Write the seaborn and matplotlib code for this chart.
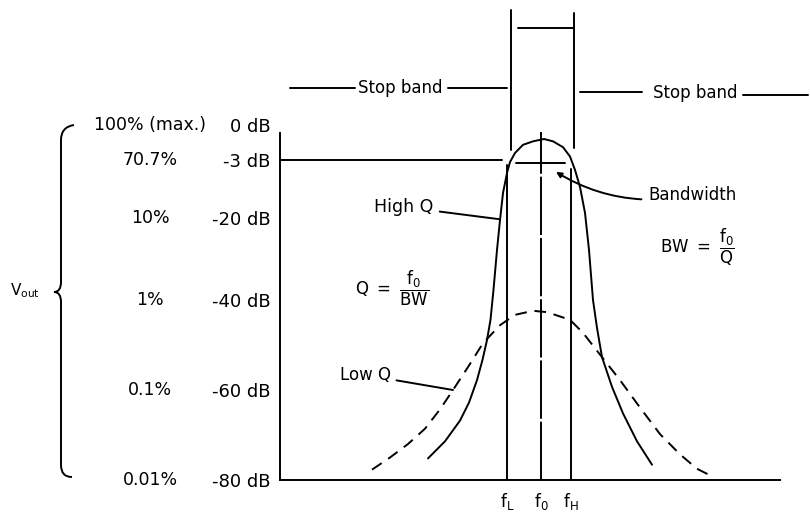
import numpy as np
import matplotlib
matplotlib.use("Agg")
import matplotlib.pyplot as plt
import matplotlib.transforms as mtransforms
from matplotlib.path import Path
from matplotlib.patches import PathPatch
import seaborn as sns

# ---------------- data ----------------
db_levels = [0, -3, -20, -40, -60, -80]
db_labels = ["0 dB", "-3 dB", "-20 dB", "-40 dB", "-60 dB", "-80 dB"]
pct_labels = ["100% (max.)", "70.7%", "10%", "1%", "0.1%", "0.01%"]

freq_marks = [45.4, 52.2, 58.2]            # fL, f0, fH (relative frequency units)
freq_labels = [r"$f_L$", r"$f_0$", r"$f_H$"]

highq_freq = [29.6, 33.0, 36.0, 37.8, 39.4, 40.5, 41.4, 42.1, 42.7, 43.4, 44.0, 44.6,
              45.4, 46.0, 47.0, 48.6, 50.6, 52.8, 54.6, 56.6, 58.0, 59.0, 60.0, 61.0,
              61.8, 62.6, 63.4, 64.4, 66.4, 68.6, 71.4, 74.4]
highq_db = [-75.2, -71.4, -66.8, -62.8, -57.8, -53.3, -48.9, -44.4, -37.5, -27.8, -20.5, -12.7,
            -6.8, -3.6, -2.4, -1.7, -1.4, -1.2, -1.4, -1.9, -2.7, -5.9, -10.9, -18.5,
            -27.8, -40.0, -46.2, -52.7, -59.3, -65.2, -71.4, -76.6]

lowq_freq = [18.4, 22.0, 25.6, 29.0, 32.0, 34.6, 37.6, 40.6, 44.0, 47.0, 50.6, 53.4, 58.0,
             60.6, 64.4, 68.0, 72.0, 76.0, 80.0, 83.4, 86.6]
lowq_db = [-77.7, -75.0, -72.0, -68.6, -64.3, -60.0, -54.9, -49.6, -45.6, -43.3, -42.4, -42.7, -44.4,
           -47.3, -52.7, -57.8, -63.9, -69.8, -74.3, -77.5, -79.3]

halfpower_db = -3
bandwidth_db = -3.8
line_tops_db = [-4.5, -0.6, -5.5]           # top ends of fL, f0, fH lines
stopband_edges = [46.2, 58.8]

# ---------------- layout ----------------
W, H = 810, 512
# schematic (non-linear) dB axis: knot positions in pixel rows
K_DB = np.array([-80, -60, -40, -20, -3, 0], float)
K_POS = np.array([512 - 480, 512 - 390, 512 - 300, 512 - 218, 512 - 160, 512 - 125], float)


def _pw(x, xp, fp):
    x = np.asarray(x, float)
    y = np.interp(x, xp, fp)
    s0 = (fp[1] - fp[0]) / (xp[1] - xp[0])
    s1 = (fp[-1] - fp[-2]) / (xp[-1] - xp[-2])
    y = np.where(x < xp[0], fp[0] + (x - xp[0]) * s0, y)
    y = np.where(x > xp[-1], fp[-1] + (x - xp[-1]) * s1, y)
    return y


def fwd(v):
    return _pw(v, K_DB, K_POS)


def inv(v):
    return _pw(v, K_POS, K_DB)


sns.set_theme(style="white")
plt.rcParams["font.family"] = ["DejaVu Sans"]
plt.rcParams["mathtext.default"] = "regular"

fig = plt.figure(figsize=(W / 100, H / 100), dpi=100)
fig.patch.set_facecolor("white")
ax = fig.add_axes([280 / W, 1 - 480 / H, 500 / W, (480 - 125) / H])
ax.set_facecolor("white")
ax.set_yscale("function", functions=(fwd, inv))
ax.set_xlim(0, 100)
ax.set_ylim(-80, 0)

LW = 1.4
K = "black"

# curves
sns.lineplot(x=highq_freq, y=highq_db, sort=False, estimator=None, color=K, lw=LW, ax=ax)
sns.lineplot(x=lowq_freq, y=lowq_db, sort=False, estimator=None, color=K, lw=LW, ax=ax)
ax.get_lines()[-1].set_linestyle((0, (6, 4)))

# fL, f0, fH lines
for f, top, ls in zip(freq_marks, line_tops_db, ["-", (0, (30, 1.5)), "-"]):
    ax.plot([f, f], [-80, top], color=K, lw=LW, ls=ls, clip_on=False)

# half-power line and bandwidth bar
ax.plot([0, 44.4], [halfpower_db, halfpower_db], color=K, lw=LW, clip_on=False)
ax.plot([47.2, 57.0], [bandwidth_db, bandwidth_db], color=K, lw=LW, clip_on=False)

# axes styling
for s in ["top", "right"]:
    ax.spines[s].set_visible(False)
for s in ["left", "bottom"]:
    ax.spines[s].set_color(K)
    ax.spines[s].set_linewidth(LW)
ax.spines["left"].set_bounds(-80, -0.7)

ax.set_yticks(db_levels)
ax.set_yticklabels(db_labels, fontsize=13)
ax.tick_params(axis="y", direction="in", length=6, width=LW, pad=7, colors=K)
for i, t in enumerate(ax.yaxis.get_major_ticks()):
    if db_levels[i] in (0, -3, -80):
        t.tick1line.set_visible(False)
ax.set_xticks(freq_marks)
ax.set_xticklabels(freq_labels, fontsize=12)
ax.tick_params(axis="x", length=0, pad=8, colors=K)
ax.set_xlabel("")
ax.set_ylabel("")

# percent labels (left column)
T_py = mtransforms.blended_transform_factory(fig.transFigure, ax.transData)
for lvl, lab in zip(db_levels, pct_labels):
    ax.text(150 / W, lvl, lab, transform=T_py, ha="center", va="center", fontsize=12.5, color=K)


def fpx(x, y):
    return (x / W, 1 - y / H)


# brace
brace = [(74, 125), (61, 127), (61, 140), (61, 282), (61, 292), (54, 292),
         (61, 292), (61, 302), (61, 465), (61, 477), (72, 477)]
codes = [Path.MOVETO, Path.CURVE3, Path.CURVE3, Path.LINETO, Path.CURVE3, Path.CURVE3,
         Path.CURVE3, Path.CURVE3, Path.LINETO, Path.CURVE3, Path.CURVE3]
fig.patches.append(PathPatch(Path([fpx(*p) for p in brace], codes), transform=fig.transFigure,
                             fill=False, lw=LW, color=K))
fig.text(*fpx(25, 291), r"$V_{out}$", ha="center", va="center", fontsize=11, color=K)

# stop band markers (x in data, y in figure)
T_xf = mtransforms.blended_transform_factory(ax.transData, fig.transFigure)
sb_left, sb_right = stopband_edges
ax.plot([sb_left, sb_left], [1 - 10 / H, 1 - 150 / H], transform=T_xf, color=K, lw=LW, clip_on=False)
ax.plot([sb_right, sb_right], [1 - 13 / H, 1 - 148 / H], transform=T_xf, color=K, lw=LW, clip_on=False)
ax.plot([sb_left + 1.4, sb_right], [1 - 28 / H] * 2, transform=T_xf, color=K, lw=LW, clip_on=False)

ax.plot([2, 15], [1 - 88 / H] * 2, transform=T_xf, color=K, lw=LW, clip_on=False)
ax.plot([33.6, 45.4], [1 - 88 / H] * 2, transform=T_xf, color=K, lw=LW, clip_on=False)
fig.text(*fpx(400, 88), "Stop band", ha="center", va="center", fontsize=12, color=K)
ax.plot([60, 72.4], [1 - 92 / H] * 2, transform=T_xf, color=K, lw=LW, clip_on=False)
ax.plot([92.6, 105.6], [1 - 95 / H] * 2, transform=T_xf, color=K, lw=LW, clip_on=False)
fig.text(*fpx(695, 93), "Stop band", ha="center", va="center", fontsize=12, color=K)

# labels with leaders
ax.annotate("High Q", xy=(43.9, -20.3), xycoords="data",
            xytext=fpx(404, 207), textcoords="figure fraction", ha="center", va="center",
            fontsize=12.5, color=K, arrowprops=dict(arrowstyle="-", color=K, lw=LW, shrinkA=2, shrinkB=0))
ax.annotate("Low Q", xy=(34.6, -60.0), xycoords="data",
            xytext=fpx(365, 375), textcoords="figure fraction", ha="center", va="center",
            fontsize=12, color=K, arrowprops=dict(arrowstyle="-", color=K, lw=LW, shrinkA=2, shrinkB=0))
ax.annotate("Bandwidth", xy=(55.2, -6.5), xycoords="data",
            xytext=fpx(693, 195), textcoords="figure fraction", ha="center", va="center",
            fontsize=12, color=K,
            arrowprops=dict(arrowstyle="-|>", color=K, lw=LW, shrinkA=3, shrinkB=0,
                            mutation_scale=8, connectionstyle="arc3,rad=-0.2"))

fig.text(*fpx(392, 288), r"$Q\ =\ \dfrac{f_0}{BW}$", ha="center", va="center", fontsize=12, color=K)
fig.text(*fpx(697, 247), r"$BW\ =\ \dfrac{f_0}{Q}$", ha="center", va="center", fontsize=12, color=K)

fig.savefig("out.png", dpi=100, facecolor="white")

• **DIRECTIONS**: From the top of the listing above, repeat each line exactly until you reach the line containing "-27.8, -40.0, -46.2, -52.7, -59.3, -65.2, -71.4, -76.6]", and repeat that one too. Leave the pictures out.

• **RESPONSE**:
Write the seaborn and matplotlib code for this chart.
import numpy as np
import matplotlib
matplotlib.use("Agg")
import matplotlib.pyplot as plt
import matplotlib.transforms as mtransforms
from matplotlib.path import Path
from matplotlib.patches import PathPatch
import seaborn as sns

# ---------------- data ----------------
db_levels = [0, -3, -20, -40, -60, -80]
db_labels = ["0 dB", "-3 dB", "-20 dB", "-40 dB", "-60 dB", "-80 dB"]
pct_labels = ["100% (max.)", "70.7%", "10%", "1%", "0.1%", "0.01%"]

freq_marks = [45.4, 52.2, 58.2]            # fL, f0, fH (relative frequency units)
freq_labels = [r"$f_L$", r"$f_0$", r"$f_H$"]

highq_freq = [29.6, 33.0, 36.0, 37.8, 39.4, 40.5, 41.4, 42.1, 42.7, 43.4, 44.0, 44.6,
              45.4, 46.0, 47.0, 48.6, 50.6, 52.8, 54.6, 56.6, 58.0, 59.0, 60.0, 61.0,
              61.8, 62.6, 63.4, 64.4, 66.4, 68.6, 71.4, 74.4]
highq_db = [-75.2, -71.4, -66.8, -62.8, -57.8, -53.3, -48.9, -44.4, -37.5, -27.8, -20.5, -12.7,
            -6.8, -3.6, -2.4, -1.7, -1.4, -1.2, -1.4, -1.9, -2.7, -5.9, -10.9, -18.5,
            -27.8, -40.0, -46.2, -52.7, -59.3, -65.2, -71.4, -76.6]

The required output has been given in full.